The Neuroscience curriculum allows students to learn by doing—by actively participating in course laboratories and learning to work hands-on with human electroencephalogram (EEG), research animals and methods of neurophysiology and neuropharmacology. Students have full access to all laboratory equipment in specific courses and for independent research.
Neuroscience is the interdisciplinary study of the neural underpinnings and consequences of behavior. Scholarship in neuroscience includes the philosophical inquiry into the nature of mind and experience, the empirical study of behavior and the resolution of the molecular and cellular underpinnings of neurophysiology. The neuroscience curriculum at the College has been designed to highlight those resonances and counterpoints among different fields of study that yield new perspectives on the biological basis of consciousness and behavior. The major provides students the opportunity to develop strong foundational training in the natural sciences, philosophy and psychology, as well as specific, rigorous training in the emerging core knowledge of neuroscience.
Neuroscience majors leave Muhlenberg with a proficient ability to carefully evaluate both neuroscience theory and data and locate these observations within the context of timely scholarship in the field.
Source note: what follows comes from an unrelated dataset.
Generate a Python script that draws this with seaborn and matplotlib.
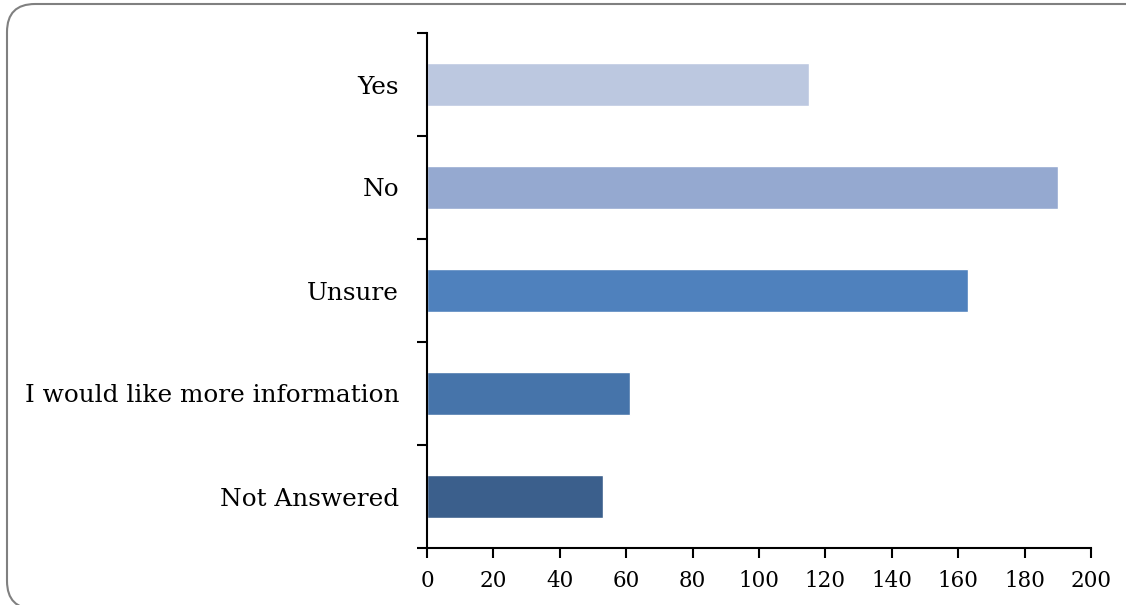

The critical skills required to complete this major will also foster creativity and proficiency in approaching problem solving, experimental design and empirical analysis in neuroscience. In the broadest sense, graduates in neuroscience will confidently embrace the unknown, develop multiple strategies for generating new knowledge and effectively articulate both what they do and don’t understand. Given the broad curriculum, faculty scholarly expertise and the many opportunities for faculty-student research collaborations, neuroscience majors are especially prepared for careers in academia, industry or the medical clinic.
Our faculty are outstanding teachers and dedicated, prolific research mentors in topics as varied as neurotransmitter receptors, sensory neurophysiology, pharmacology, learning and memory and the foundations of consciousness and cognition. Students often join a neuroscience faculty member’s research lab, co-author manuscripts with faculty and present research locally and nationally, including the Society for Neuroscience Annual Meeting.
Neuroscience classes are lively and diverse, and with good reason: students who major in neuroscience often have dedicated interests in other areas of scholarship and performance. Neuroscience students often pursue dual majors, with neuroscience frequently complimenting studies in philosophy, music, mathematics, English, theatre, dance and chemistry. Students leave Muhlenberg with exposure to the depth and breadth of neuroscience and its many interdisciplinary connections.